Tasha: Whoooof, that comes perilously close to saying that the bigger a movie’s budget is, the better and more successful it’s likely to be. I know you don’t believe that, Scott, so I won’t argue the point, but I will say that the biggest-budget YA films seem to wind up looking pretty much the same, with a CGI-assisted visual polish and digital crispness that can look equally shallow and unreal whether it’s filling the frame with piles of dusty books and relics in The Mortal Instruments, or with gleaming, spartan surfaces in The Host. And lately the supernatural effects-heavy films have been bombing anyway, while small YA adaptations set in the familiar modern world, like the $2.5 million Spectacular Now, the $13 million Perks Of Being A Wallflower, and the $19 million The Book Thief have all reaped sizable rewards on their investments. I know Hollywood prefers $200 million tentpoles that might possibly triple their value over $2 million projects that might do the same, but with so many YA adaptations failing, surely the money-wasting well will eventually run dry. I’m betting those “on the cheap” $60 million YA films are an attempt to preserve resources.
So while I agree with Matt that stakes are part of the problem, I don’t think the answer is necessarily bigger, shinier, blockbuster-ier stories that are constantly threatening to kill off the protagonists in more dramatic and expensive ways: I suspect the difference is more in finding protagonists that are actually unique, instead of YA-unique. I went on a YA-reading hiatus last year after a column I was doing landed me dozens of new YA books, and I noticed that every one of them had, as a plot point, the female teen protagonist learning that she was unique and special in some never-before-seen-in-her-world way: She was built in a lab! She’s the first angel/human crossbreed! She’s the first jinn-human crossbreed! She’s one of the aliens attacking humanity, but she’s nothing like them for some reason! At some point, “I’m the most special” stops seeming special, and it’s time to find other things to make a story stand out.

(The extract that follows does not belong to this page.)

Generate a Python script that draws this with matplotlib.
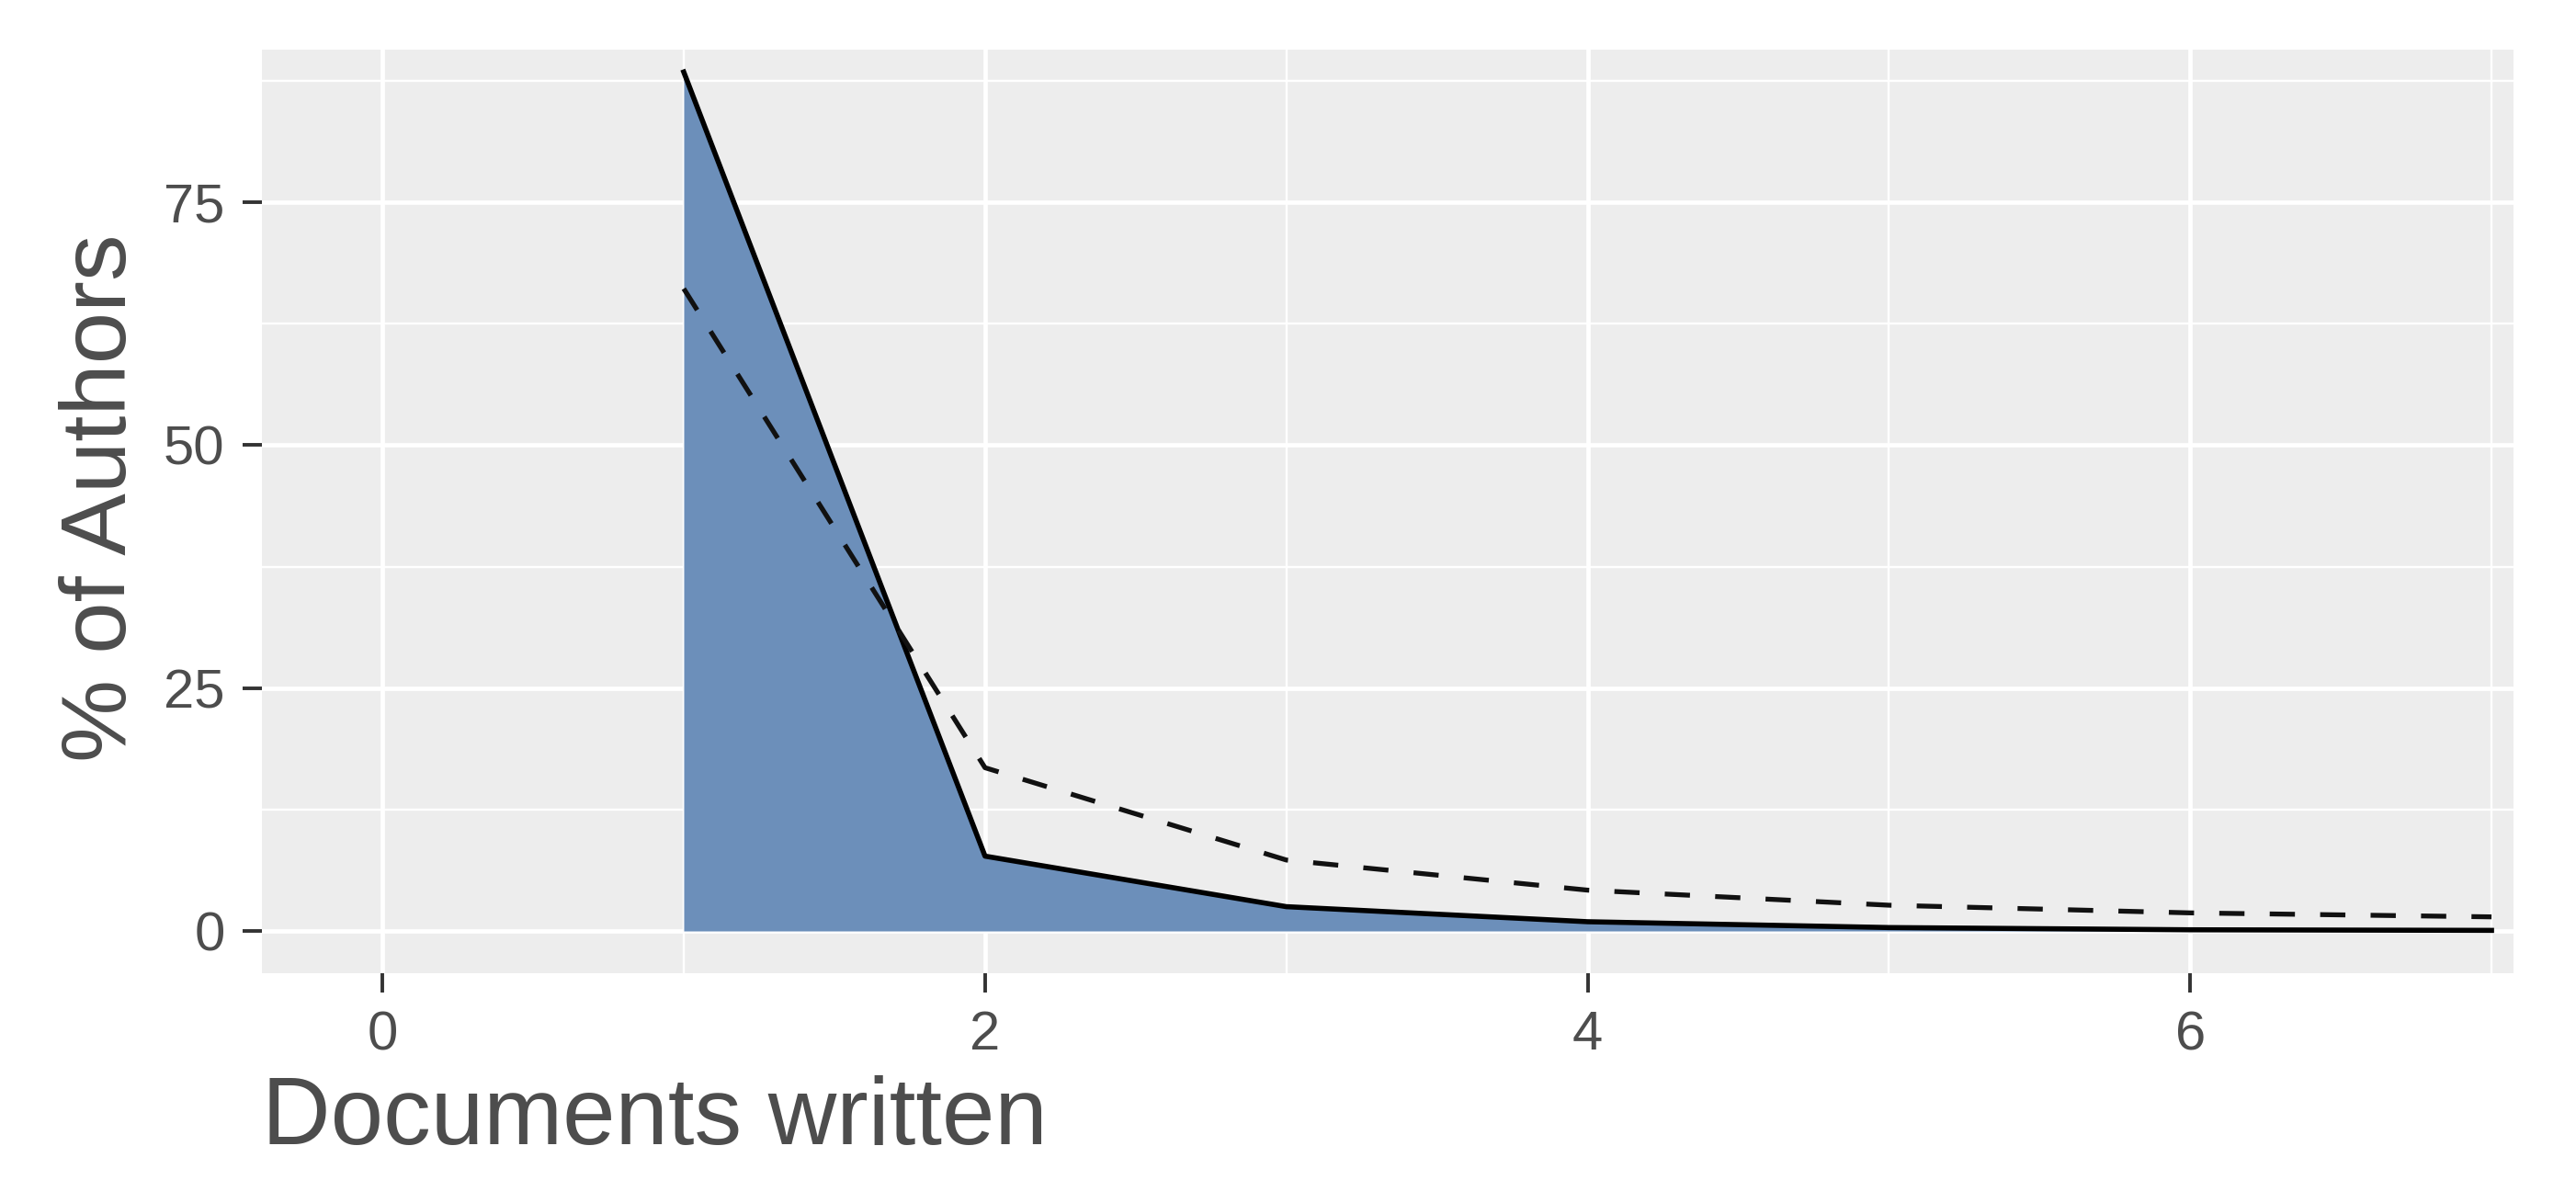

And part of that is finding heroes who are relatable for reasons other than their magicalness. One of Divergent’s strengths is that Tris isn’t unique, she’s just rare, which means she gets to take lessons away from the horrible ways her society treats other people like herself. The story becomes not just how she’s special, but what she has to do to conform, while still turning her abilities into an asset. That, at least, feels a little more exciting, and different, than “I’m dating a broody, controlling vampire.” It also feels more relatable. So much YA fiction is about emotion, experience, and metaphor, and it seems like the most successful adaptations are the ones that hit all three points in convincing ways. Divergent isn’t entirely convincing, but at least, like Tris, it’s trying to be more than one thing.